Words such like gastronomy and gastrology are seldom used in the American English. Yet they are common in Europe.

Restaurant owners are gastronomes, waiters who don't want to disclose their job title might rather say "I work in the gastronomy!"

I remember when I told the mother of a date that I'm a Kellner-lehrling (waiter apprentice) how her face dropped and her tone towards me became suddenly much less inviting as she told me "My daughter doesn't want to see your kind!" If I would have known what I know now, I would have told her that I'm a future gastronome and certainly she would have treated me like an aristocrat.

"Gastronomy Fairs" are food and wine shows. Traditional gastronomy is used to refer to local food. The word gastronomy fills in where one might want to say gourmand. And where ever words like French culture, the word gastronomy is never far away, and finds it's climax in "Haute Cuisine."

Waiters (the word waiter includes waitress as much as writer includes male and female writers) are the Ambassadors of the house, of kitchen and cellar. Waiters explain the often difficult wording on menus to the guest. Waiters do the direct selling one on one and are the first to be blamed for mistakes as goods and services are expected as ordered but delivered as different label or quality.

Waiters are expected to be true gourmands by the guest who thinks the server knows what's in the soup, what's in the sauce, what's in the recipe.

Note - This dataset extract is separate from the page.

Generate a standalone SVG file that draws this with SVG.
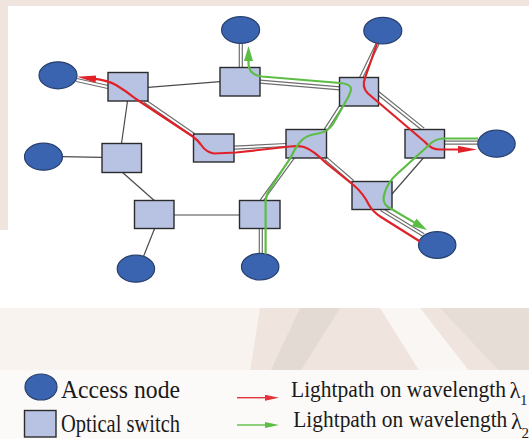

Have you ever thought about how little we really know about some of the food which is not made in the restaurant kitchen? How often do we get to read the real ingredients of food made somewhere in a prep kitchen and shipped to the restaurant. How many of us are aware of this trend which as part of the American principle called outsourcing is changing the way we eat. (Outsourcing = If it's cheaper to be made somewhere else don't make it at your place).

How many restaurants have chefs, how many use "Warmer Uppers" a person who heats it up and plates it?

Can you trust the menu? Ever looked at some of those words used to describe food?

You better be able to trust your waiter, the true gastronome, for otherwise how would you ever know what you eat?